CLAYTON COSGROVE: Yesterday the Government finally decided to provide some legal support to insured Canterbury homeowners living in the red zone. Labour has been pressing Gerry Brownlee, on behalf of constituents, for months on the need to provide low-cost or no-cost legal advice, but until now he hadn’t made any determination. While targeting red zoned residents is a good start, thousands of other homeowners facing technical decisions, without independent advice, will also need help. These are people who may live in green zones, but still face the need to sign off on contractual arrangements with insurers. They are people whose own home might be intact, but who live in close proximity to a zone of houses that are in trouble. Many people who have lost their jobs as well as their homes can’t afford legal advice. They want fairness --- and fairness is not served simply by helping to pay the legal costs of those who choose to accept the Government’s offer because they don’t know what else they can do. Giving people low-cost or no-cost access to legal advice will help speed up the recovery and give people confidence to get on with their lives. On another issue, I note that the Canterbury Employment and Skills Board estimates that up to 30,000 workers will be needed for the Canterbury earthquake rebuild over the next five to 10 years. That’s why Labour has been advocating so strongly for a skills policy that trains or re-trains New Zealanders, especially those living in Canterbury, to tackle the work that lies ahead. National’s response has been to cut back on skills training. When National came into office at the end of 2008, there were 1049 building and construction industry trainees in Canterbury. By December 2010, the number had dropped 45 per cent to 578. That’s staggering. It makes no sense whatsoever.
RUTH DYSON: I am in Wellington this week as Parliament resumes after a two week recess. Last night’s estimates debate gave my colleagues and me the opportunity to raise some issues of on-going concern to Canterbury. From my perspective, one of the biggest threats to the success of our recovery is if people don’t feel involved in the process and therefore don’t have any commitment to our region in the future. People need to be informed about the options being considered and have a genuine voice in the decisions being made. My constituents and I understand the tension that arises when information is given out, and that leads to more questions for which there are not, as yet, any answers. What we all deserve is access to the information currently available – tell us what you know, is my message. We want our future citizens to be passionate and committed to our region. We want to retain our skilled residents and we want a region we can continue to be proud of. That’s what Parliament heard from our team last night. Reports that 26,000 people have left the city since February 22nd are puzzling. I am sure that all electorate MPs will be following up with the Electoral Enrolment Centre to determine exactly what figures are being quoted and whether they are accurate. These figures need rigorous analysis, and consideration, before we can debate the implications for the region in the long term.

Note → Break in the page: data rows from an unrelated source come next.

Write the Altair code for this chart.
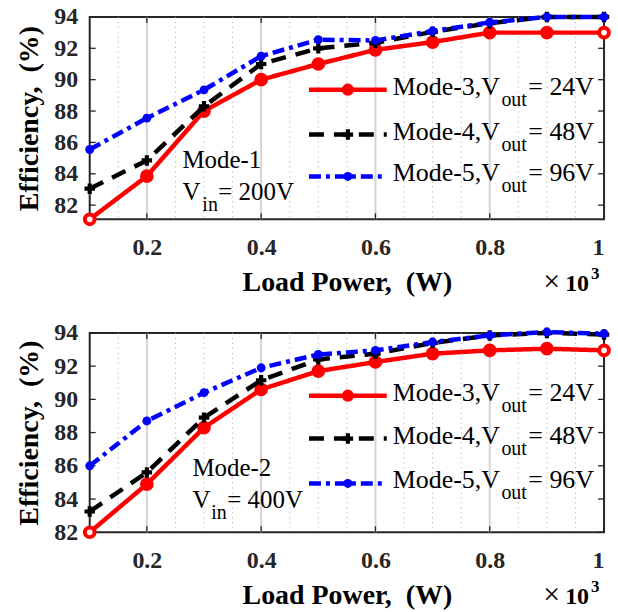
import altair as alt
import pandas as pd

# ---------------- data ----------------
load_kw = [0.1, 0.2, 0.3, 0.4, 0.5, 0.6, 0.7, 0.8, 0.9, 1.0]

top_mode3 = [81.1, 83.85, 88.0, 90.0, 91.0, 91.9, 92.4, 93.0, 93.0, 93.0]
top_mode4 = [83.05, 84.85, 88.3, 91.0, 92.0, 92.35, 93.05, 93.6, 94.0, 94.0]
top_mode5 = [85.55, 87.55, 89.35, 91.5, 92.55, 92.5, 93.1, 93.65, 94.0, 94.0]

bot_mode3 = [82.0, 84.9, 88.3, 90.6, 91.7, 92.25, 92.75, 92.95, 93.05, 92.95]
bot_mode4 = [83.25, 85.6, 88.9, 91.15, 92.4, 92.75, 93.4, 93.85, 94.0, 93.9]
bot_mode5 = [86.0, 88.7, 90.4, 91.9, 92.7, 92.95, 93.45, 93.85, 94.05, 93.95]

legend_names = ["Mode-3,V", "Mode-4,V", "Mode-5,V"]
legend_subs = ["out", "out", "out"]
legend_values = ["= 24V", "= 48V", "= 96V"]
mode_labels = ["Mode-1", "Mode-2"]
vin_values = ["= 200V", "= 400V"]

x_title = "Load Power, \u00a0(W)"
y_title = "Efficiency, \u00a0(%)"
x_ticks = [0.2, 0.4, 0.6, 0.8, 1.0]
y_ticks = [82, 84, 86, 88, 90, 92, 94]
major_grid = [0.2, 0.4, 0.6, 0.8]
minor_grid = [0.15, 0.25, 0.3, 0.35, 0.45, 0.5, 0.55, 0.65, 0.7, 0.75, 0.85, 0.9, 0.95]

# ---------------- style ----------------
FONT = "Liberation Serif"
W = 516
AX = "#262626"
LW = 4.5
series_style = [
    dict(color="#ff0000", dash=[1, 0], shape="circle", size=150),
    dict(color="#000000", dash=[15, 10], shape="cross", size=110),
    dict(color="#0000ff", dash=[12, 5, 4, 5], shape="circle", size=80),
]


def text_at(txt, x, y, size=25, weight="normal"):
    return alt.Chart(pd.DataFrame({"t": [txt]})).mark_text(
        align="left", baseline="alphabetic", font=FONT, fontSize=size,
        fontWeight=weight, color="#000000"
    ).encode(x=alt.value(x), y=alt.value(y), text="t:N")


def panel(series, ydom, h, mode_label, vin_value, leg_rows, ann):
    xs = alt.Scale(domain=[0.1, 1.0], nice=False, zero=False)
    ys = alt.Scale(domain=ydom, nice=False, zero=False)
    x_axis = alt.Axis(values=x_ticks, format="~g", title=x_title,
                      grid=False, ticks=False, domain=False,
                      labelPadding=16, titlePadding=9)
    y_axis = alt.Axis(values=y_ticks, title=y_title, grid=False,
                      ticks=False, domain=False, labelPadding=12, titlePadding=10)

    layers = []
    layers.append(alt.Chart(pd.DataFrame({"g": major_grid})).mark_rule(
        color="#d4d4d4", strokeWidth=2).encode(
        x=alt.X("g:Q", scale=xs, axis=x_axis)))
    layers.append(alt.Chart(pd.DataFrame({"g": minor_grid})).mark_rule(
        color="#a8a8a8", strokeWidth=1, strokeDash=[1, 4]).encode(
        x=alt.X("g:Q", scale=xs, axis=x_axis)))

    # inward ticks
    yt = pd.DataFrame({"t": y_ticks})
    xt = pd.DataFrame({"t": x_ticks})
    layers.append(alt.Chart(yt).mark_rule(color=AX, strokeWidth=1.3).encode(
        y=alt.Y("t:Q", scale=ys, axis=y_axis), x=alt.value(0), x2=alt.value(6)))
    layers.append(alt.Chart(yt).mark_rule(color=AX, strokeWidth=1.3).encode(
        y=alt.Y("t:Q", scale=ys, axis=y_axis), x=alt.value(W - 6), x2=alt.value(W)))
    layers.append(alt.Chart(xt).mark_rule(color=AX, strokeWidth=1.3).encode(
        x=alt.X("t:Q", scale=xs, axis=x_axis), y=alt.value(h), y2=alt.value(h - 6)))
    layers.append(alt.Chart(xt).mark_rule(color=AX, strokeWidth=1.3).encode(
        x=alt.X("t:Q", scale=xs, axis=x_axis), y=alt.value(0), y2=alt.value(6)))

    for k, (vals, st) in enumerate(zip(series, series_style)):
        df = pd.DataFrame({"x": load_kw, "y": vals})
        enc = dict(x=alt.X("x:Q", scale=xs, axis=x_axis),
                   y=alt.Y("y:Q", scale=ys, axis=y_axis))
        layers.append(alt.Chart(df).mark_line(
            color=st["color"], strokeWidth=LW, strokeDash=st["dash"], clip=False
        ).encode(**enc))
        if k == 0:
            # red circles: end points drawn as open rings, as in the original
            layers.append(alt.Chart(df).mark_point(
                shape="circle", size=95, filled=False, stroke=st["color"],
                strokeWidth=4, opacity=1, clip=False
            ).encode(fill=alt.condition("datum.x <= 0.1 || datum.x >= 1",
                                        alt.value("white"), alt.value(st["color"])),
                     **enc))
        else:
            layers.append(alt.Chart(df).mark_point(
                shape=st["shape"], size=st["size"], filled=True, color=st["color"],
                opacity=1, clip=False
            ).encode(**enc))

    # legend
    for i, st in enumerate(series_style):
        ry = leg_rows[i]
        one = pd.DataFrame({"t": [legend_names[i]]})
        layers.append(alt.Chart(one).mark_rule(
            color=st["color"], strokeWidth=LW, strokeDash=st["dash"]).encode(
            x=alt.value(220), x2=alt.value(298), y=alt.value(ry)))
        layers.append(alt.Chart(one).mark_point(
            shape=st["shape"], size=st["size"], filled=True, color=st["color"],
            opacity=1).encode(x=alt.value(259), y=alt.value(ry)))
        layers.append(text_at(legend_names[i], 304, ry + 5, size=26))
        layers.append(text_at(legend_subs[i], 413, ry + 16, size=20))
        layers.append(text_at(legend_values[i], 440, ry + 5, size=26))

    # annotation
    ax0, ay0, subx, eqx = ann
    layers.append(text_at(mode_label, ax0, ay0))
    layers.append(text_at("V", ax0, ay0 + 32))
    layers.append(text_at("in", subx, ay0 + 43, size=20))
    layers.append(text_at(vin_value, eqx, ay0 + 32))

    # x10^3
    layers.append(text_at("\u00d7", 455, h + 72, size=30))
    layers.append(text_at("10", 477, h + 72, size=24, weight="bold"))
    layers.append(text_at("3", 503, h + 60, size=17, weight="bold"))

    return alt.layer(*layers).properties(width=W, height=h)


top = panel([top_mode3, top_mode4, top_mode5], [81.1, 94], 203,
            mode_labels[0], vin_values[0], [73, 118, 160], (93, 152, 113, 129))
bottom = panel([bot_mode3, bot_mode4, bot_mode5], [82, 94], 200,
               mode_labels[1], vin_values[1], [63, 106, 151], (103, 144, 122, 138))

chart = alt.vconcat(top, bottom, spacing=114, bounds="flush").properties(
    padding={"left": 15, "top": 3, "right": 0, "bottom": 0},
    background="white"
).configure_view(stroke=AX, strokeWidth=2).configure_axis(
    labelFont=FONT, labelFontWeight="bold", labelFontSize=24, labelColor=AX,
    titleFont=FONT, titleFontWeight="bold", titleFontSize=28, titleColor="#000000"
)

chart.save("out.html", embed_options={"renderer": "svg", "actions": False})
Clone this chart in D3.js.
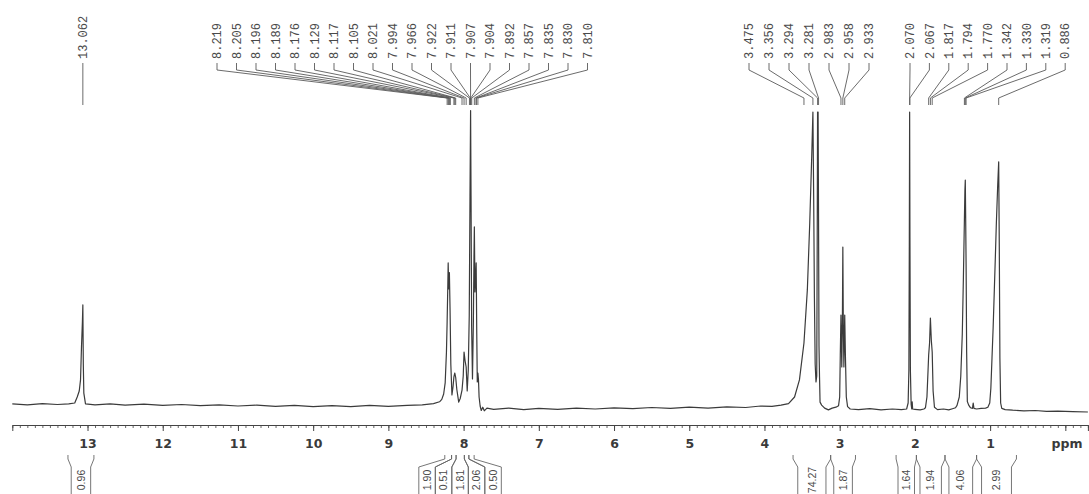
<!DOCTYPE html>
<html>
<head>
<meta charset="utf-8">
<script src="https://cdn.jsdelivr.net/npm/d3@7"></script>
<style>
  body { margin: 0; background: #fff; }
  svg { display: block; }
</style>
</head>
<body>
<svg id="chart" width="1089" height="494"></svg>
<script>
// 1H NMR spectrum: [ppm, relative intensity]
const spectrum = [
  [14.0, 2.7], [13.8, 2.4], [13.6, 2.8], [13.4, 2.5], [13.25, 2.7], [13.17, 3.0],
  [13.137, 5.0], [13.11, 7.0], [13.093, 10.7], [13.08, 21.8], [13.068, 30], [13.062, 35.7],
  [13.056, 16], [13.049, 6.3], [13.027, 2.7], [12.9, 2.4], [12.7, 2.7], [12.5, 2.3],
  [12.25, 2.6], [12.0, 2.2], [11.75, 2.5], [11.5, 2.1], [11.25, 2.4], [11.0, 2.0],
  [10.75, 2.3], [10.5, 1.9], [10.25, 2.2], [10.0, 1.8], [9.75, 2.1], [9.5, 1.8],
  [9.25, 2.2], [9.0, 1.9], [8.75, 2.2], [8.55, 2.4], [8.4, 2.8], [8.32, 3.4],
  [8.29, 4.2], [8.265, 6], [8.245, 9.7], [8.228, 20], [8.219, 30], [8.21, 42],
  [8.205, 49.7], [8.198, 41], [8.189, 46.5], [8.18, 34], [8.17, 16], [8.155, 5.7],
  [8.14, 8.5], [8.129, 11.7], [8.117, 13], [8.105, 11.5], [8.09, 7.5], [8.065, 3.3],
  [8.045, 4.5], [8.021, 7.3], [8.005, 12], [7.994, 20], [7.98, 17], [7.966, 15],
  [7.952, 7], [7.938, 14], [7.925, 32], [7.915, 72], [7.907, 100.5], [7.901, 72],
  [7.893, 28], [7.882, 11], [7.87, 30], [7.862, 52], [7.857, 61.7], [7.849, 40],
  [7.841, 44], [7.833, 49.7], [7.825, 26], [7.818, 10], [7.81, 13], [7.802, 10.7],
  [7.794, 5], [7.78, 2.0], [7.765, 0.5], [7.745, 1.6], [7.725, 0.4], [7.69, 1.3],
  [7.6, 0.9], [7.4, 1.3], [7.2, 0.8], [7.0, 1.2], [6.75, 0.9], [6.5, 1.3],
  [6.25, 1.0], [6.0, 1.4], [5.75, 1.1], [5.5, 1.5], [5.25, 1.2], [5.0, 1.6],
  [4.75, 1.3], [4.5, 1.7], [4.25, 1.5], [4.05, 2.0], [3.9, 1.9], [3.78, 2.3],
  [3.68, 2.8], [3.6, 5.0], [3.535, 10.7], [3.475, 23], [3.43, 40.7], [3.398, 63],
  [3.372, 85], [3.356, 100], [3.346, 72], [3.336, 38], [3.326, 16], [3.315, 10],
  [3.305, 12], [3.299, 55], [3.294, 100], [3.287, 100], [3.281, 64], [3.275, 22],
  [3.268, 11.7], [3.261, 3.3], [3.24, 2.3], [3.2, 1.3], [3.15, 0.7], [3.1, 1.3],
  [3.05, 1.6], [3.015, 2.1], [3.0, 5], [2.992, 19], [2.983, 32.3], [2.972, 15],
  [2.964, 30], [2.958, 55], [2.952, 30], [2.944, 15], [2.933, 32.3], [2.924, 19],
  [2.912, 5], [2.895, 1.8], [2.86, 1.0], [2.75, 0.8], [2.6, 1.1], [2.45, 0.7],
  [2.3, 1.0], [2.18, 0.8], [2.11, 1.0], [2.09, 3], [2.08, 14], [2.074, 58],
  [2.070, 100], [2.066, 58], [2.06, 14], [2.05, 2.5], [2.042, 1.0], [2.036, 3.4],
  [2.03, 1.0], [2.0, 0.9], [1.93, 0.7], [1.88, 1.0], [1.86, 1.4], [1.84, 5],
  [1.825, 14], [1.817, 19], [1.805, 23], [1.794, 31.3], [1.782, 24], [1.770, 20],
  [1.758, 7], [1.74, 1.6], [1.70, 0.8], [1.62, 1.0], [1.55, 0.7], [1.5, 1.1],
  [1.46, 1.4], [1.44, 2.2], [1.41, 5], [1.39, 12], [1.37, 26], [1.355, 45],
  [1.342, 64], [1.335, 74], [1.330, 77.3], [1.324, 62], [1.319, 48], [1.312, 20],
  [1.303, 3.5], [1.285, 2.3], [1.26, 1.4], [1.235, 1.2], [1.225, 3], [1.215, 1.2],
  [1.18, 1.0], [1.12, 1.2], [1.06, 1.3], [1.03, 1.6], [1.005, 3], [0.99, 8],
  [0.975, 18], [0.96, 28], [0.944, 40.7], [0.93, 52], [0.917, 63], [0.9, 75],
  [0.886, 83.4], [0.878, 55], [0.87, 18], [0.86, 3], [0.845, 1.2], [0.8, 0.8],
  [0.7, 0.6], [0.55, 0.4], [0.4, 0.5], [0.25, 0.2], [0.1, 0.3], [-0.1, 0.1], [-0.3, 0.0]
];

// peak picking labels, one list per label block
const peaksAcid = [13.062];
const peaksAromatic = [8.219, 8.205, 8.196, 8.189, 8.176, 8.129, 8.117, 8.105, 8.021, 7.994,
                       7.966, 7.922, 7.911, 7.907, 7.904, 7.892, 7.857, 7.835, 7.830, 7.810];
const peaksMid = [3.475, 3.356, 3.294, 3.281, 2.983, 2.958, 2.933];
const peaksAliphatic = [2.070, 2.067, 1.817, 1.794, 1.770, 1.342, 1.330, 1.319, 0.886];

// integrals: value and ppm range
const integralValues = [0.96, 1.90, 0.51, 1.81, 2.06, 0.50, 74.27, 1.87, 1.64, 1.94, 4.06, 2.99];
const integralFrom   = [13.26, 8.25, 8.16, 8.10, 7.99, 7.93, 3.62, 3.12, 2.25, 1.98, 1.60, 1.18];
const integralTo     = [12.915, 8.16, 8.10, 7.99, 7.93, 7.86, 3.12, 2.79, 1.98, 1.60, 1.18, 0.65];

// labelled axis ticks (the 0 tick carries the unit instead of a number)
const majorTicks = [13, 12, 11, 10, 9, 8, 7, 6, 5, 4, 3, 2, 1, 0];

// ---- layout
const width = 1089, height = 494;
const axisY = 425;

const svg = d3.select("#chart");

var x = d3.scaleLinear().domain([14.0, -0.3]).range([12.3, 1087.9]);
var y = d3.scaleLinear().domain([0, 100]).range([412, 112]);

svg.append("rect")
    .attr("width", width).attr("height", height)
    .attr("fill", "#fff");

// spectrum trace
var genLine = d3.line()
    .x(d => x(d[0]))
    .y(d => y(d[1]));

svg.append("path")
    .datum(spectrum)
    .attr("d", genLine)
    .attr("fill", "none")
    .attr("stroke", "#3b3b3b")
    .attr("stroke-width", 1.2)
    .attr("stroke-linejoin", "round");

// ppm axis: minor ticks every 0.1, labelled majors
var minorTicks = d3.range(-3, 141).map(i => i / 10);

svg.append("g")
    .attr("transform", `translate(0, ${axisY})`)
    .call(d3.axisBottom(x).tickValues(minorTicks).tickSize(3).tickSizeOuter(0).tickFormat(""))
    .call(g => g.select(".domain").attr("stroke", "#444"))
    .call(g => g.selectAll(".tick line").attr("stroke", "#666"));

var xaxis = svg.append("g")
    .attr("transform", `translate(0, ${axisY})`)
    .call(d3.axisBottom(x).tickValues(majorTicks).tickSize(6).tickSizeOuter(6)
            .tickPadding(8).tickFormat(d => d === 0 ? "" : d3.format("d")(d)))
    .attr("font-size", null)
    .attr("font-family", null);

xaxis.select(".domain").attr("stroke", "#444");
xaxis.selectAll(".tick line").attr("stroke", "#444");
xaxis.selectAll(".tick text")
    .attr("font-family", "DejaVu Sans")
    .attr("font-weight", "bold")
    .attr("font-size", 12.5)
    .attr("fill", "#3a3a3a");

svg.append("text")
    .attr("x", 1067).attr("y", axisY + 22.5)
    .attr("text-anchor", "middle")
    .attr("font-family", "DejaVu Sans")
    .attr("font-weight", "bold")
    .attr("font-size", 12.5)
    .attr("fill", "#3a3a3a")
    .text("ppm");

// ---- peak labels with leader lines
const fmt3 = d3.format(".3f");
const labelBlocks = [
    {shifts: peaksAcid, start: null, step: 0},
    {shifts: peaksAromatic, start: 217, step: 19.5},
    {shifts: peaksMid, start: 749, step: 20},
    {shifts: peaksAliphatic, start: 910, step: 19.4}
];

var peakLabels = [];
labelBlocks.forEach(function(b) {
    b.shifts.forEach(function(s, i) {
        var px = x(s);
        var lx = b.start === null ? px : b.start + i * b.step;
        peakLabels.push({shift: s, px: px, lx: lx});
    });
});

var lab = svg.append("g").selectAll("g")
    .data(peakLabels)
    .enter().append("g");

lab.append("path")
    .attr("d", d => `M${d.lx},63V70L${d.px},98V105`)
    .attr("fill", "none")
    .attr("stroke", "#5a5a5a")
    .attr("stroke-width", 0.9);

lab.append("text")
    .attr("transform", d => `translate(${d.lx},59)rotate(-90)`)
    .attr("dy", "0.35em")
    .attr("font-family", "Liberation Mono")
    .attr("font-size", 12)
    .attr("fill", "#4a4a4a")
    .text(d => fmt3(d.shift));

// ---- integrals below the axis
const fmt2 = d3.format(".2f");
var boxes = integralValues.map(function(v, i) {
    var x1 = x(integralFrom[i]), x2 = x(integralTo[i]);
    return {value: v, x1: x1, x2: x2, cx: (x1 + x2) / 2, w: Math.max(16.5, (x2 - x1) * 0.75)};
}).sort((a, b) => a.cx - b.cx);

// spread overlapping boxes side by side around their mean position
var clusters = [];
boxes.forEach(function(b) {
    clusters.push({items: [b], w: b.w, sum: b.cx});
    while (clusters.length > 1) {
        var c = clusters[clusters.length - 1], p = clusters[clusters.length - 2];
        var cLeft = c.sum / c.items.length - c.w / 2;
        var pRight = p.sum / p.items.length + p.w / 2;
        if (pRight <= cLeft) break;
        p.items = p.items.concat(c.items);
        p.w += c.w;
        p.sum += c.sum;
        clusters.pop();
    }
});
clusters.forEach(function(c) {
    var left = c.sum / c.items.length - c.w / 2;
    c.items.forEach(function(b) {
        b.left = left;
        b.right = left + b.w;
        b.mid = left + b.w / 2;
        left += b.w;
    });
});

var integ = svg.append("g").selectAll("g")
    .data(boxes)
    .enter().append("g");

integ.append("path")
    .attr("d", d => `M${d.x1},455V459L${d.left},467V500M${d.x2},455V459L${d.right},467V500`)
    .attr("fill", "none")
    .attr("stroke", "#666")
    .attr("stroke-width", 0.9);

integ.append("text")
    .attr("transform", d => `translate(${d.mid},480)rotate(-90)`)
    .attr("dy", "0.35em")
    .attr("text-anchor", "middle")
    .attr("font-family", "Liberation Sans")
    .attr("font-size", 10.5)
    .attr("fill", "#4a4a4a")
    .text(d => fmt2(d.value));
</script>
</body>
</html>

LIANNE DALZIEL: In last night’s estimates debate I asked the government to confirm that it had not managed to preserve the equity in the properties of those in the red zone, despite best efforts. This is not a criticism of the government’s efforts nor of the Minister, who I know worked hard to achieve that end. The reason that I keep raising this issue is the fact that the widespread public belief that the government’s offer is enabling everyone in the red zone to move on, means those facing challenges in the red zone are being made to feel ungrateful, when they are really fearful about what the future holds. The four groups of people that face real challenges are 1) People who bought their home when the market value exceeded the 2007 Rating Valuation. These people face the prospect of ‘negative equity’ – i.e. the offer means these homeowners would have to accept less than the amount they owe on their mortgage. 2) Homeowners who cannot buy property without borrowing and who cannot afford to service a mortgage or who do not meet lending criteria. 3) Homeowners whose land component of their 2007 Rating Valuation does not represent the market value of an unimproved section and/or is insufficient to buy an equivalent sized section in the current market. 4) Homeowners whose properties have not been so damaged as to warrant a rebuild and whose insurers are only willing to fund the cost of repairs. This is causing significant anxiety among homeowners, who have been told that their home is able to be repaired if they were not in the red zone, or whose insurer hasn’t yet advised them of the assessment. These homeowners are asking why, if they cannot repair their house, someone will not meet the cost of a replacement home on a like for like basis. That being said there are a number of people who will be able to accept one of the two offers from the government and achieve the sense of closure that we are all looking for. But people from the red zone are not all in the same position, so I asked that we be respectful of that reality and not judge those who express concerns about the challenges they face.
BRENDON BURNS: I have learnt one of my constituents has been getting the run-around from the city council on whether chemicals are still available without charge for chemical toilets. One of my staff spoke to the council call centre and was told things are changing on a daily basis with regard to chemicals. Originally chemicals were able to be collected from the Linwood Service Centre, but the centre is no longer providing them. After some investigation it appears the council are now delivering the chemicals to people who need them. People are still paying their rates, even when they don’t have functioning toilets, on the basis that alternatives (portaloos and chemical toilets) are being provided. Clear and consistent information is needed from the council here. I used my speech in the CERA estimates debate last night to acknowledge the huge task CERA has, not least its chief executive, Roger Sutton who has arguably the hardest job in New Zealand. I commented on what appears to be a buttoning back in the Government’s heating programme, later confirmed in the House by Minister Gerry Brownlee. He said this was inevitable once the more urgent cases were dealt with and argued some 9000+ new heaters had now been installed. The Fletchers EQR website shows 6,861 heat pumps and 2,452 solid fuel burners have been installed. While that’s doubled from the start of winter I am still meeting constituents who remain without heating. I door-knocked an Avonside home last Sunday where a family was still trying to get heating sorted (although Fletchers does generally respond quickly if I alert them via my office). We are now in the last stages of winter and some priority families are only just getting their heaters.